狭い路地、地域で守る「自衛消防隊」

空気が乾燥し、火災が起こりやすくなるこの時期。家庭での備えが欠かせない一方で、2025年に相次いだモバイルバッテリーの火災にも、引き続き注意が必要です。
12月7日、静岡県内各地で行われた地域防災訓練。静岡市駿河区の小鹿地区では、がれきからの救出活動や可搬式ポンプを使った放水体験、消火器による初期消火訓練が行われました。
<参加者>
Q. 消火器は難しかった?
「難しくはない。思ったよりも結構簡単だった」」
<参加者>
「普段は気にしていないので、準備はしておかないといけないなと思う」
小鹿地区は住宅が密集し、道が細く入り組んでいるため、大型の消防車の進入が難しく、自主防災会の中に「自衛消防隊」を作って大規模火災に備えています。
<小鹿自主防災会 佐野欣弥会長>
「火事というのは意識としては地震よりは多少低くなるかもしれない。毎年同じことの繰り返しになるかもしれませんが、地道に伝えていければ」
「10年で寿命」火災警報器の落とし穴
2025年11月、大分市の佐賀関地区を襲った火災では、187棟が被害を受け約5万平方メートルが消失しました。空気が乾燥する冬に増える火災。2024年に全国で発生した火災のうち、1月と12月だけで全体の2割を占めています。(年間37141件 1月3761件、12月3772件)

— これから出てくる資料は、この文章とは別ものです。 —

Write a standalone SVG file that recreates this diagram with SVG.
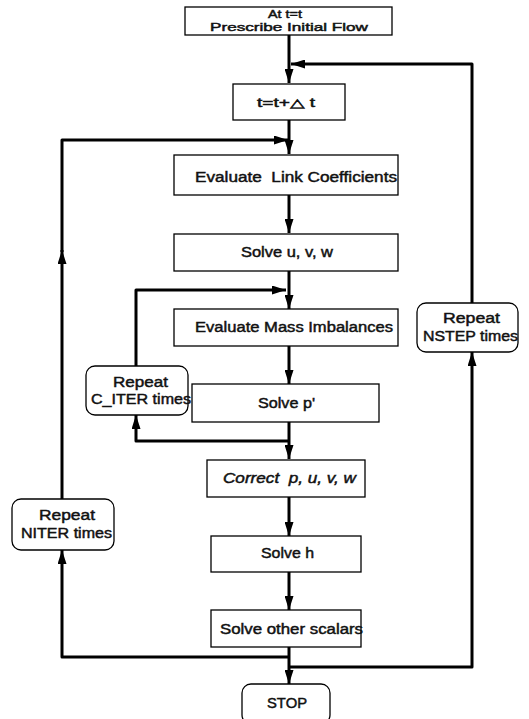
<svg xmlns="http://www.w3.org/2000/svg" width="529" height="719" viewBox="0 0 529 719">
<style>
.box{fill:#fff;stroke:#000;stroke-width:1.3}
.t{font-family:"Liberation Sans",Arial,sans-serif;font-size:14px;fill:#111;stroke:#111;stroke-width:0.45}
.s{font-size:12px}
.xs{font-size:11px}
.i{font-style:italic}
.c{fill:none;stroke:#000;stroke-width:3;stroke-linejoin:round}
</style>
<defs>
<marker id="ah" viewBox="0 0 14 9" refX="14" refY="4.5" markerWidth="14" markerHeight="9" markerUnits="userSpaceOnUse" orient="auto">
<path d="M0,0 L14,4.5 L0,9 Z" fill="#000"/>
</marker>
</defs>
<rect width="529" height="719" fill="#fff"/>
<g id="connectors">
<path class="c" d="M289,35 V83" marker-end="url(#ah)"/>
<path class="c" d="M472,303 V64 H291" marker-end="url(#ah)"/>
<path class="c" d="M289,120 V154" marker-end="url(#ah)"/>
<path class="c" d="M62,499 V250" marker-end="url(#ah)"/>
<path class="c" d="M62,252 V140 H288" marker-end="url(#ah)"/>
<path class="c" d="M289,195 V233" marker-end="url(#ah)"/>
<path class="c" d="M289,271 V309" marker-end="url(#ah)"/>
<path class="c" d="M136,366 V290 H286" marker-end="url(#ah)"/>
<path class="c" d="M289,346 V384" marker-end="url(#ah)"/>
<path class="c" d="M289,422 V459" marker-end="url(#ah)"/>
<path class="c" d="M289,441 H136 V415" marker-end="url(#ah)"/>
<path class="c" d="M289,497 V536" marker-end="url(#ah)"/>
<path class="c" d="M289,572 V610" marker-end="url(#ah)"/>
<path class="c" d="M289,647 V684" marker-end="url(#ah)"/>
<path class="c" d="M289,657 H62 V550" marker-end="url(#ah)"/>
<path class="c" d="M289,667 H472 V352" marker-end="url(#ah)"/>
</g>
<g id="start">
<rect class="box" x="185" y="7" width="207" height="28"/>
<text class="t xs" x="268" y="18" textLength="34" lengthAdjust="spacingAndGlyphs">At t=t</text>
<text class="t xs" x="210" y="31" textLength="158" lengthAdjust="spacingAndGlyphs">Prescribe Initial Flow</text>
</g>
<g id="time-step">
<rect class="box" x="233" y="84" width="112" height="36"/>
<text class="t s" x="257" y="107" textLength="58" lengthAdjust="spacingAndGlyphs">t=t+△ t</text>
</g>
<g id="link-coefficients">
<rect class="box" x="174" y="155" width="224" height="40"/>
<text class="t" x="195" y="182" textLength="202" lengthAdjust="spacingAndGlyphs">Evaluate&#160; Link Coefficients</text>
</g>
<g id="solve-uvw">
<rect class="box" x="174" y="234" width="224" height="37"/>
<text class="t" x="241" y="257" textLength="92" lengthAdjust="spacingAndGlyphs">Solve u, v, w</text>
</g>
<g id="mass-imbalances">
<rect class="box" x="174" y="309" width="224" height="37"/>
<text class="t" x="195" y="332" textLength="198" lengthAdjust="spacingAndGlyphs">Evaluate Mass Imbalances</text>
</g>
<g id="solve-p">
<rect class="box" x="192" y="384" width="187" height="38"/>
<text class="t" x="258" y="408" textLength="57" lengthAdjust="spacingAndGlyphs">Solve p'</text>
</g>
<g id="correct">
<rect class="box" x="207" y="460" width="158" height="37"/>
<text class="t i" x="223" y="483" textLength="133" lengthAdjust="spacingAndGlyphs">Correct&#160; p, u, v, w</text>
</g>
<g id="solve-h">
<rect class="box" x="211" y="536" width="150" height="36"/>
<text class="t" x="261" y="558" textLength="53" lengthAdjust="spacingAndGlyphs">Solve h</text>
</g>
<g id="solve-scalars">
<rect class="box" x="211" y="610" width="150" height="37"/>
<text class="t" x="220" y="634" textLength="143" lengthAdjust="spacingAndGlyphs">Solve other scalars</text>
</g>
<g id="stop">
<rect class="box" x="242" y="684" width="88" height="40" rx="9"/>
<text class="t" x="267" y="708" textLength="40" lengthAdjust="spacingAndGlyphs">STOP</text>
</g>
<g id="repeat-citer">
<rect class="box" x="86" y="366" width="102" height="49" rx="9"/>
<text class="t" x="113" y="387" textLength="55" lengthAdjust="spacingAndGlyphs">Repeat</text>
<text class="t" x="91" y="404" textLength="100" lengthAdjust="spacingAndGlyphs">C_ITER times</text>
</g>
<g id="repeat-niter">
<rect class="box" x="12" y="499" width="102" height="51" rx="9"/>
<text class="t" x="39" y="520" textLength="56" lengthAdjust="spacingAndGlyphs">Repeat</text>
<text class="t" x="21" y="538" textLength="91" lengthAdjust="spacingAndGlyphs">NITER times</text>
</g>
<g id="repeat-nstep">
<rect class="box" x="417" y="303" width="101" height="49" rx="9"/>
<text class="t" x="443" y="323" textLength="57" lengthAdjust="spacingAndGlyphs">Repeat</text>
<text class="t" x="423" y="341" textLength="95" lengthAdjust="spacingAndGlyphs">NSTEP times</text>
</g>
</svg>
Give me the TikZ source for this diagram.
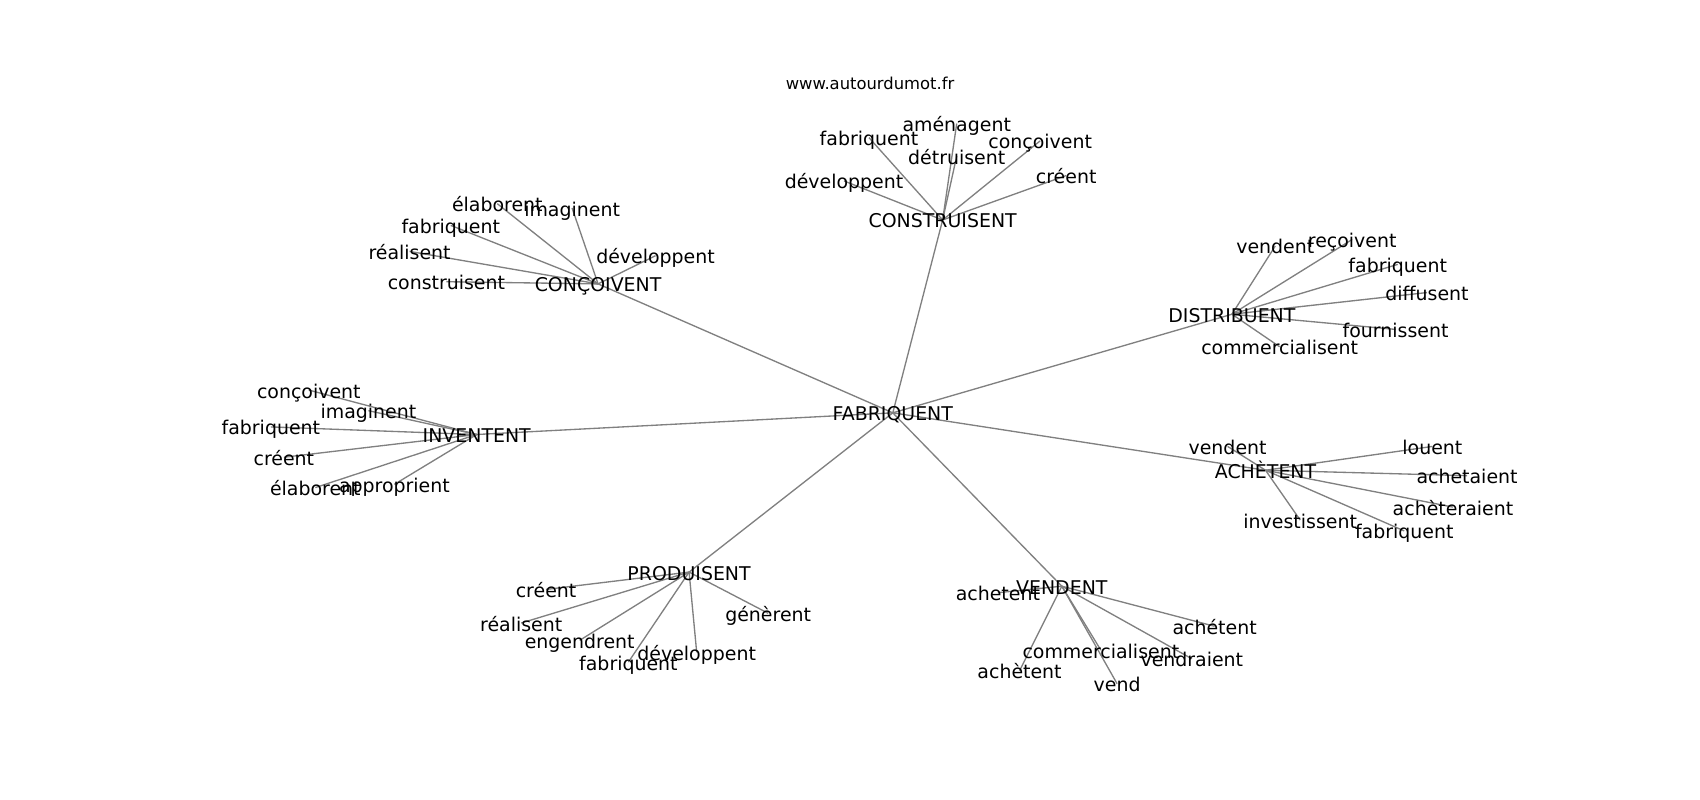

火事をいち早く気づき、延焼を防いでくれるのが「住宅用火災警報器」ですが、実は「10年」で寿命を迎えることをご存じでしょうか。
2011年に全ての住宅で設置が義務となった火災警報器。消防庁の調査によると、正しく設置しているのは静岡県内で7割ほど(71.0%)ですが、警報器の寿命の認知度は3割ほど(30.1%)と低く、役に立たないまま設置しているケースもあります。
<日興電気通信施設営業部 山口純市課長>
「家庭用の感知器(警報器)については電池で実際に動いているので、時間が経てば、もちろん電池は消耗してくる。その期限が10年ということが言われているので、財産を守るものになるので、注意して各家庭でチェックしていただければ」
モバイルバッテリーは「PSEマーク」の確認を

一方、2025年に関心が高まったのが「モバイルバッテリー」の火災です。 NITE(独立行政法人製品評価技術基盤機構)によると、モバイルバッテリーを含むリチウムイオン電池を使う製品の火災は、2024年までの5年間で1587件発生しています。
電池が高温になる夏に発生するイメージがありますが、冬も油断はできません。
<静岡市消防局予防課 稲葉芳之火災調査係長>
「冬場も暖房器具、例えばファンヒーター、ストーブの前にモバイルバッテリーみたいな、リチウムイオン電池を置いておけば熱せられますので、同じように熱くなってくれば異常をきたす。ジェット噴射のように噴出して勢いよく炎が飛び出すので十分注意していただければ」
リチウムイオン電池の火災は、製品の劣化や品質の低い海外製品の流通も増加の一因です。静岡市消防局では製品を買う際、国の安全基準を満たしたことを示す「PSEマーク」があるかをチェックしてほしいとしています。

<稲葉火災調査係長>
「こちらにPSEマークがある。これが安全基準をひとつ満たす基準になっている。インターネットで買う際などにはPSEマークを参考にご購入いただければ」
意外とやりがちな「こたつ」や「カイロ」も要注意
冬場に意外とやってしまいがちなのが、ズボンのポケットにカイロと一緒にスマートフォンを入れたり、ポケットに入れたまま「こたつ」に入ったりすること。これらもバッテリーが加熱され危険です。
モバイルバッテリーが発火した時は、すぐに消火器や水で消火し、消えた後もしばらく水に沈めて再発火を防ぐことが重要です。スキーやキャンプなど氷点下になる場所での使用も、中の電解液が凍ってしまう可能性があるため注意が必要です。
また、静岡市では2026年1月から電池類の捨て方が変わります。故障の有無にかかわらず、すべて「不燃・粗大ごみ」として回収することになります。
燃えるゴミに混入するとゴミ収集車や処理場での火災につながるため、ルールの徹底が求められます。